On Thursday evening at Symphony Hall, the Atlanta Symphony Orchestra performed a concert of music by Schumann and Mahler, led by music director Robert Spano and featuring British cellist Steven Isserlis as guest soloist. The program will be repeated Saturday at Symphony Hall.
Isserlis has enjoyed a distinguished career not only as a cellist, but as educator, author and broadcaster. In addition to two children’s books about classical composers, Why Beethoven Threw the Stew (2001) and Why Handel Waggled His Wig (2006), both published by Faber and Faber, his most recent book is an extensive commentary on composer Robert Schumann’s famous Advice for Young Musicians, published last year.
He was also writer and presenter of a documentary film about the life of Schumann, which seems umbilically tied to a recording of the composer’s Cello Concerto in A minor, Op. 129, made in 1996 with Christoph Eschenbach, Deutsche Kammerphilharmonie Bremen for subsequent release by Sony Canada. That brings us, not so coincidentally, to the presentation of that same work as the opener for Thursday night’s ASO concert.
A late-life work, Schumann’s Cello Concerto was written in 1850, the year he became musical director for the city of Düsseldorf, a post which quickly proved difficult for him with increasing evidence of a mental breakdown that would ultimately land him in an asylum in 1854, dying there only two years later. It is a work that is admittedly secondary in stature to his famous Piano Concerto, in the same key, composed five years before. It is, however, a great innovative work in its own right — forward-looking, if somewhat enigmatic and wayward in terms of departures from traditional structural conventions of the day, marking it as a truly Romantic concerto in demeanor from its opening notes.
Thematic material introduced early on is used and developed throughout its 25-minute duration, its three movements linked without pause, resulting in a very unified work despite its wide emotional compass. A strong sense of dramatic development holds together the work’s wide mood swings on its way to a brilliantly optimistic conclusion. Isserlis’ performance gave the concerto a subtle warmth and sensitive nimbleness, combining a loose agility with a glowing, luminous lyricism in its broader melodic passages.
As an encore, Isserlis performed Pablo Casals’ solo cello arrangement of the Catalan folk song, “El cant dels ocells” (“Song of the Birds”). Casals himself routinely played it in his own concerts as symbolic protest against the repression of Catalan culture by the dictatorial Franco regime in Spain. Given current events — the serious political upheaval from Catalonia’s decision to declare unilateral independence from Spain — it’s hard to avoid making an obvious connection between this performance and Casals’ historical use of that piece. Isserlis played with an inward passion, at times almost whisperingly.

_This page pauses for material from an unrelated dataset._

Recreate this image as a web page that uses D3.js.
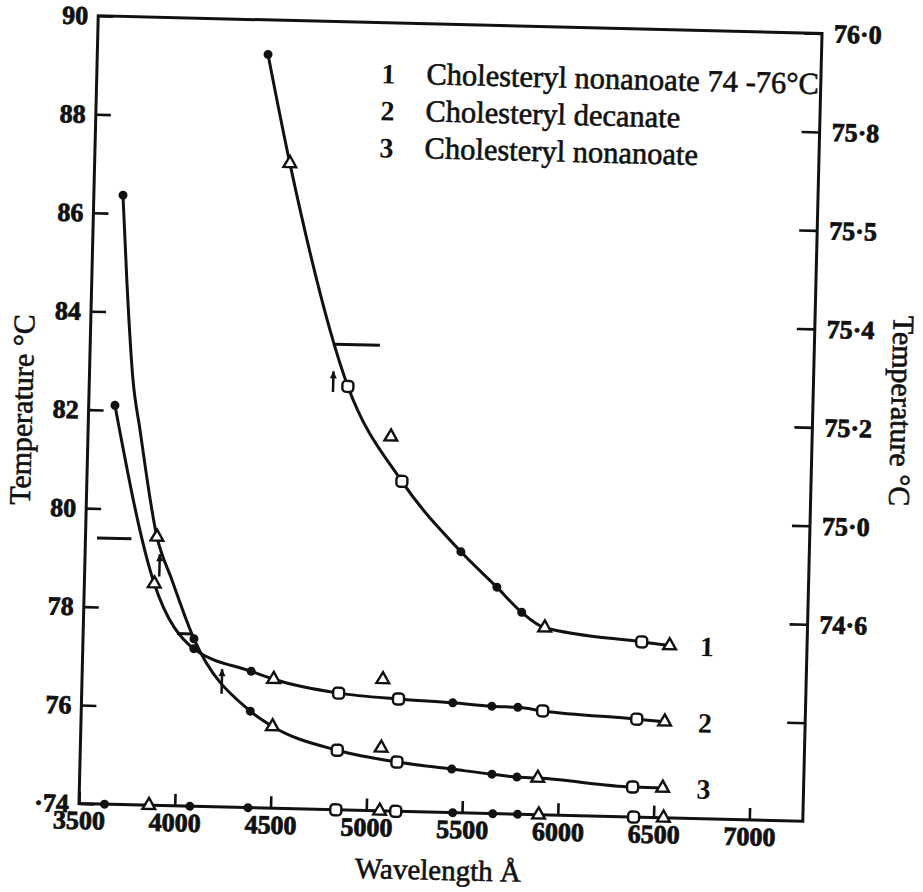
<!DOCTYPE html>
<html><head><meta charset="utf-8">
<script src="https://cdn.jsdelivr.net/npm/d3@7"></script>
<style>
body{margin:0;background:#fff}
svg{display:block}
text{font-family:"Liberation Serif","DejaVu Serif",serif;fill:#111}
</style>
</head><body>
<svg id="c" width="923" height="892"></svg>
<script>
// ---------- data ----------
const wavelengthTicks = [3500, 4000, 4500, 5000, 5500, 6000, 6500, 7000];
const leftTicks = [74, 76, 78, 80, 82, 84, 86, 88, 90];
const leftTickLabels = ["·74", "76", "78", "80", "82", "84", "86", "88", "90"];
const rightTickValues = [76.0, 75.8, 75.6, 75.4, 75.2, 75.0, 74.8, 74.6];
const rightTickLabels = ["76·0", "75·8", "75·5", "75·4", "75·2", "75·0", "74·6", ""];

// curve 1 : Cholesteryl nonanoate 74-76 °C (right axis)
const c1Wave = [4391, 4519, 4850, 5144, 5461, 5653, 5786, 5908, 6416, 6562];
const c1Temp = [75.93, 75.71, 75.26, 75.07, 74.93, 74.86, 74.81, 74.78, 74.756, 74.75];
const c1Mark = ["dot", "tri", "sq", "sq", "dot", "dot", "dot", "tri", "sq", "tri"];
const c1ExtraWave = [5081];
const c1ExtraTemp = [75.16];
const c1ExtraMark = ["tri"];

// curve 2 : Cholesteryl decanate (left axis)
const c2Wave = [3637, 3865, 4079, 4382, 4500, 4841, 5154, 5438, 5642, 5778, 5908, 6400, 6546];
const c2Temp = [82.10, 78.50, 77.20, 76.77, 76.62, 76.37, 76.28, 76.23, 76.18, 76.17, 76.11, 75.99, 75.95];
const c2Mark = ["dot", "tri", "dot", "dot", "tri", "sq", "sq", "dot", "dot", "dot", "sq", "sq", "tri"];
const c2ExtraWave = [5070];
const c2ExtraTemp = [76.67];
const c2ExtraMark = ["tri"];

// curve 3 : Cholesteryl nonanoate (left axis)
const c3Wave = [3652, 3684, 3728, 3771, 3873, 3957, 4079, 4382, 4500, 4841, 5154, 5441, 5651, 5782, 5891, 6387, 6544];
const c3Temp = [86.37, 84.59, 82.62, 81.61, 79.45, 78.58, 77.40, 75.96, 75.66, 75.21, 75.00, 74.885, 74.80, 74.755, 74.745, 74.61, 74.605];
const c3Mark = ["dot", "none", "none", "none", "tri", "none", "dot", "dot", "tri", "sq", "sq", "dot", "dot", "dot", "tri", "sq", "tri"];
const c3ExtraWave = [5070];
const c3ExtraTemp = [75.28];
const c3ExtraMark = ["tri"];

// measurement wavelengths marked on the base line (74 °C)
const baseWave = [3633, 3865, 4079, 4382, 4841, 5070, 5154, 5451, 5660, 5790, 5900, 6396, 6552];
const baseMark = ["dot", "tri", "dot", "dot", "sq", "tri", "sq", "dot", "dot", "dot", "tri", "sq", "tri"];

// error dashes and arrows
const dashW0 = [4777, 3560, 3990];
const dashW1 = [5012, 3740, 4070];
const dashT = [75.345, 79.4, 77.5];
const dashAxis = ["right", "left", "left"];
const arrowW = [4773, 3890, 4230];
const arrowT0 = [75.248, 78.65, 76.3];
const arrowT1 = [75.29, 79.1, 76.8];
const arrowAxis = ["right", "left", "left"];

const legendNum = ["1", "2", "3"];
const legendText = ["Cholesteryl nonanoate 74 -76°C", "Cholesteryl decanate", "Cholesteryl nonanoate"];
const curveLabel = ["1", "2", "3"];
const curveLabelWave = 6720;

// ---------- layout ----------
const W = 923, H = 892;
const F = {left: 88.5, right: 812.5, top: 24.5, bottom: 812.5};
const x = d3.scaleLinear().domain([3500, 7000]).range([F.left, 759]);
const yL = d3.scaleLinear().domain([74, 90]).range([F.bottom, F.top]);
const yR = d3.scaleLinear().domain([74.4, 76.0]).range([F.bottom, F.top]);

const svg = d3.select("#c");
svg.append("rect").attr("width", W).attr("height", H).attr("fill", "#fff");
const g = svg.append("g").attr("transform", "rotate(1.4,450.5,418.5)");

function styleAxis(sel) {
  sel.select(".domain").remove();
  sel.attr("font-family", "Liberation Serif").attr("font-size", 26).attr("font-weight", "bold");
  sel.selectAll(".tick line").attr("stroke", "#111").attr("stroke-width", 2.6);
  sel.selectAll(".tick text").attr("fill", "#111").attr("stroke", "#111").attr("stroke-width", 0.8);
}

// axes
const axL = g.append("g").attr("transform", `translate(${F.left},0)`)
  .call(d3.axisLeft(yL).tickValues(leftTicks).tickFormat((d, i) => leftTickLabels[i]).tickSizeInner(-15).tickSizeOuter(0).tickPadding(10));
styleAxis(axL);
const axR = g.append("g").attr("transform", `translate(${F.right},0)`)
  .call(d3.axisRight(yR).tickValues(rightTickValues).tickFormat((d, i) => rightTickLabels[i]).tickSizeInner(-18).tickSizeOuter(0).tickPadding(12));
styleAxis(axR);
const axB = g.append("g").attr("transform", `translate(0,${F.bottom})`)
  .call(d3.axisBottom(x).tickValues(wavelengthTicks).tickFormat(d3.format("d")).tickSizeInner(-12).tickSizeOuter(0).tickPadding(7));
styleAxis(axB);

// frame
g.append("rect").attr("x", F.left).attr("y", F.top).attr("width", F.right - F.left).attr("height", F.bottom - F.top)
  .attr("fill", "none").attr("stroke", "#111").attr("stroke-width", 3);

// curves
const line = (ys) => d3.line().x(d => x(d.w)).y(d => ys(d.t)).curve(d3.curveMonotoneX);
function zip(w, t, m) { return w.map((v, i) => ({w: v, t: t[i], m: m[i]})); }
const series = [
  {pts: zip(c1Wave, c1Temp, c1Mark), extra: zip(c1ExtraWave, c1ExtraTemp, c1ExtraMark), ys: yR},
  {pts: zip(c2Wave, c2Temp, c2Mark), extra: zip(c2ExtraWave, c2ExtraTemp, c2ExtraMark), ys: yL},
  {pts: zip(c3Wave, c3Temp, c3Mark), extra: zip(c3ExtraWave, c3ExtraTemp, c3ExtraMark), ys: yL}
];

function drawMark(parent, px, py, m) {
  if (m === "dot") {
    parent.append("circle").attr("cx", px).attr("cy", py).attr("r", 4.5).attr("fill", "#111");
  } else if (m === "tri") {
    parent.append("path").attr("d", d3.symbol(d3.symbolTriangle, 70)())
      .attr("transform", `translate(${px},${py})`).attr("fill", "#fff").attr("stroke", "#111").attr("stroke-width", 2.4);
  } else if (m === "sq") {
    parent.append("rect").attr("x", px - 5.5).attr("y", py - 5.5).attr("width", 11).attr("height", 11).attr("rx", 3.5)
      .attr("fill", "#fff").attr("stroke", "#111").attr("stroke-width", 2.4);
  }
}

series.forEach(s => {
  g.append("path").datum(s.pts).attr("d", line(s.ys)).attr("fill", "none").attr("stroke", "#111").attr("stroke-width", 3);
});
series.forEach(s => {
  s.pts.forEach(p => drawMark(g, x(p.w), s.ys(p.t), p.m));
  s.extra.forEach(p => drawMark(g, x(p.w), s.ys(p.t), p.m));
});

// base line marks
baseWave.forEach((w, i) => drawMark(g, x(w), yL(74), baseMark[i]));

// error dashes / arrows
dashW0.forEach((w0, i) => {
  const ys = dashAxis[i] === "right" ? yR : yL;
  g.append("line").attr("x1", x(w0)).attr("x2", x(dashW1[i])).attr("y1", ys(dashT[i])).attr("y2", ys(dashT[i]))
    .attr("stroke", "#111").attr("stroke-width", 3);
});
arrowW.forEach((w, i) => {
  const ys = arrowAxis[i] === "right" ? yR : yL;
  const xa = x(w), ya = ys(arrowT1[i]), yb = ys(arrowT0[i]);
  g.append("line").attr("x1", xa).attr("x2", xa).attr("y1", ya).attr("y2", yb).attr("stroke", "#111").attr("stroke-width", 2.5);
  g.append("path").attr("d", `M${xa - 3.5},${ya + 7}L${xa},${ya}L${xa + 3.5},${ya + 7}Z`).attr("fill", "#111");
});

// curve labels
series.forEach((s, i) => {
  const last = s.pts[s.pts.length - 1];
  g.append("text").attr("x", x(curveLabelWave)).attr("y", s.ys(last.t)).attr("dy", "0.35em")
    .style("font-size", "28px").style("font-weight", "bold").text(curveLabel[i]);
});

// legend
legendNum.forEach((n, i) => {
  const yy = 85 + i * 37;
  g.append("text").attr("x", 380).attr("y", yy).attr("text-anchor", "middle")
    .style("font-size", "28px").style("font-weight", "bold").text(n);
  g.append("text").attr("x", 418).attr("y", yy).style("font-size", "30.5px")
    .attr("stroke", "#111").attr("stroke-width", 0.6).text(legendText[i]);
});

// axis titles
g.append("text").attr("transform", "translate(32,420) rotate(-90)").attr("text-anchor", "middle")
  .style("font-size", "30px").attr("stroke", "#111").attr("stroke-width", 0.6).text("Temperature °C");
g.append("text").attr("transform", "translate(891,400) rotate(90)").attr("text-anchor", "middle")
  .style("font-size", "30px").attr("stroke", "#111").attr("stroke-width", 0.6).text("Temperature °C");
g.append("text").attr("x", 449).attr("y", 880).attr("text-anchor", "middle")
  .style("font-size", "29px").attr("stroke", "#111").attr("stroke-width", 0.6).text("Wavelength Å");
</script>
</body></html>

A final note on this segment for the instrument nerds out there: Isserlis’ cello is the Marquis de Corberon (Nelsova) Stradivarius built in 1726 and on loan from the Royal Academy of Music, where he is now the Marquis de Corberon Visiting Professor of Cello. The cello was originally gifted to the academy in 1960 by Audrey Melville with explicit instructions that American cellist Zara Nelsova, who died in 2002, could have lifelong use of the instrument. Constructed on Stradivari’s “B” form, with a modern setup and grafted neck, the cello’s top is made from a pair of matching wedges of quarter-cut spruce with a slab-cut, one-piece willow back and willow sides, finished with a deep orange, translucent varnish.

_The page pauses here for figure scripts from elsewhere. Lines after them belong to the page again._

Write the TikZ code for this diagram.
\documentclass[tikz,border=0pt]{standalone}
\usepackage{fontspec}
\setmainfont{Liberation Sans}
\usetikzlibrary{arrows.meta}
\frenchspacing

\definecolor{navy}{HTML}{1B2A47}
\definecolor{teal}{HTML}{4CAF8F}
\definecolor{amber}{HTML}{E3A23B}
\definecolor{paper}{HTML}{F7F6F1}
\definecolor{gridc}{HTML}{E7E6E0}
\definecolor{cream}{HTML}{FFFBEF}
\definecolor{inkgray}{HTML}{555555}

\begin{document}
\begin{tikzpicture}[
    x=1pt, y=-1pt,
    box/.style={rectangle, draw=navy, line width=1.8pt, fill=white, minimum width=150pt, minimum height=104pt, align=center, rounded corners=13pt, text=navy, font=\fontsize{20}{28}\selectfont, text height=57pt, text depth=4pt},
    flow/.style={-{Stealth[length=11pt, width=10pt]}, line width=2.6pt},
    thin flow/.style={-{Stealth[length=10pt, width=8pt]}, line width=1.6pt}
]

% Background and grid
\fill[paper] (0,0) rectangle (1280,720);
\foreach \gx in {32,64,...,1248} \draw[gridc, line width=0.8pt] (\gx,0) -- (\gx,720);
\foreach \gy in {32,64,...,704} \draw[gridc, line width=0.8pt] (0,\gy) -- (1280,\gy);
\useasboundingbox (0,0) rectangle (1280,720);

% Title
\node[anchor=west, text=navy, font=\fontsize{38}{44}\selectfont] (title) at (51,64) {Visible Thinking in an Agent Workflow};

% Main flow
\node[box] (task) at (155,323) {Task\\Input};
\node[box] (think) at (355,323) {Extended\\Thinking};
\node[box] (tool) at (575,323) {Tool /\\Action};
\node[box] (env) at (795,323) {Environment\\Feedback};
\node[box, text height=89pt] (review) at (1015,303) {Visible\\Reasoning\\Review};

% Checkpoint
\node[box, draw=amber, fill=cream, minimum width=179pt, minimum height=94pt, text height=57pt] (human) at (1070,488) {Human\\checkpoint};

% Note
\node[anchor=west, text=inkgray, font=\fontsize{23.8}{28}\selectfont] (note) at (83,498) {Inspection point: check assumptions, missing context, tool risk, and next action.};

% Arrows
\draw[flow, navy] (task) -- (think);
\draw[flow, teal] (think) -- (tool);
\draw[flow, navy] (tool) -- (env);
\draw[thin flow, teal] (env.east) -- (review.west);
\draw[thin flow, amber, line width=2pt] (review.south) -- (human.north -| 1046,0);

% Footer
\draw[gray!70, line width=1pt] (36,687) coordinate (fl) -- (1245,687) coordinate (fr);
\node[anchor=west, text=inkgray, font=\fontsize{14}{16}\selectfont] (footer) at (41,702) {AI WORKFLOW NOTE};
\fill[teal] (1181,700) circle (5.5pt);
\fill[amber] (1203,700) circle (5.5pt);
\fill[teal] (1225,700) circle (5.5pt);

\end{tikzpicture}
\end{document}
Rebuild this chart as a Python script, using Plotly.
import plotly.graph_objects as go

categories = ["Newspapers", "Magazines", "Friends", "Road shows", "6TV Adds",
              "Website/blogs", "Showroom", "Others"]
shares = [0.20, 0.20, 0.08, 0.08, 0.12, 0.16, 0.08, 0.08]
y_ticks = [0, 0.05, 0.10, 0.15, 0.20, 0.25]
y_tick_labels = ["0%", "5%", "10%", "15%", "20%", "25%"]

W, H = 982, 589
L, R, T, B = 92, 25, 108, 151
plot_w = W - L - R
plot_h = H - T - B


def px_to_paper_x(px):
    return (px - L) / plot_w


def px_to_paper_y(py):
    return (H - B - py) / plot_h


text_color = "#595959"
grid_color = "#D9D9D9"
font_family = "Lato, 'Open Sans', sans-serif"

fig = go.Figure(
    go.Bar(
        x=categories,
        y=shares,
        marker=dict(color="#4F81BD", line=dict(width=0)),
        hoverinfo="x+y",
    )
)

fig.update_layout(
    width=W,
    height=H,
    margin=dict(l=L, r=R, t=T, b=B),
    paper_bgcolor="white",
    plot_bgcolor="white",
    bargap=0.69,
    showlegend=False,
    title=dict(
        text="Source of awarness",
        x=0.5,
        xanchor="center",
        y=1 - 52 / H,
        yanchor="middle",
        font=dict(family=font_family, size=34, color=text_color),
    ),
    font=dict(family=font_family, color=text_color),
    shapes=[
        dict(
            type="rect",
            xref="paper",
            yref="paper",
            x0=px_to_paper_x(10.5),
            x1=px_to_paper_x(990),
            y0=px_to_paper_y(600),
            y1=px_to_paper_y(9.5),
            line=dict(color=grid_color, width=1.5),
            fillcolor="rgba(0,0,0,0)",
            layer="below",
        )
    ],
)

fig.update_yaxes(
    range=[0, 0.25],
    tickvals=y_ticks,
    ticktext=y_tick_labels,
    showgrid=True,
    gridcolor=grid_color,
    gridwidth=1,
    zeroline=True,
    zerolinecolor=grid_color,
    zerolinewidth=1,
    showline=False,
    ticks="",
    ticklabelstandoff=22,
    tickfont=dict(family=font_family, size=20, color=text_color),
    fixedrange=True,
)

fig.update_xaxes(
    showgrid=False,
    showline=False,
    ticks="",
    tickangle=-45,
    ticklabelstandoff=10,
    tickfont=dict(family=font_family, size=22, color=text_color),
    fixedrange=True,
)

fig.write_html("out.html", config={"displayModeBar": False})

For the concert’s second half — and I use that term loosely, as it was fully three times as long as the Schumann concerto — came Gustav Mahler’s massive, grandiose Symphony No. 7 (1905). Although it has been described as being “in E minor,” that does not really hold as much water as one might wish. It involves a complex tonal scheme. The introduction in B minor and the ebullient conclusion in C major belie the attempt to fully pin down its “progressive tonality” into a single key, a situation exacerbated by the symphony’s sheer duration.
It uses a very large orchestra, enhanced by a few instruments not found typically on the symphonic stage: guitar, mandolin and the unusual “tenor horn” — a conical bore brass instrument of the saxhorn family, also known as an “alto horn” in this country. It was played in this concert by ASO second trombonist Nathan Zgonc. As wide-ranging as emotions were in the Schumann concerto, Mahler’s Seventh achieves the same, but advantaged with the leverage of sheer scale.
The work is a long journey for the ear, covering widely diverse terrain, but all signature Mahler. Spano and the ASO gave the heady, extensive excursion its due, with many opportunities for individual players to shine — too many to go about trying to name them — driving the five-movement work to an absolutely thrilling, exuberant conclusion.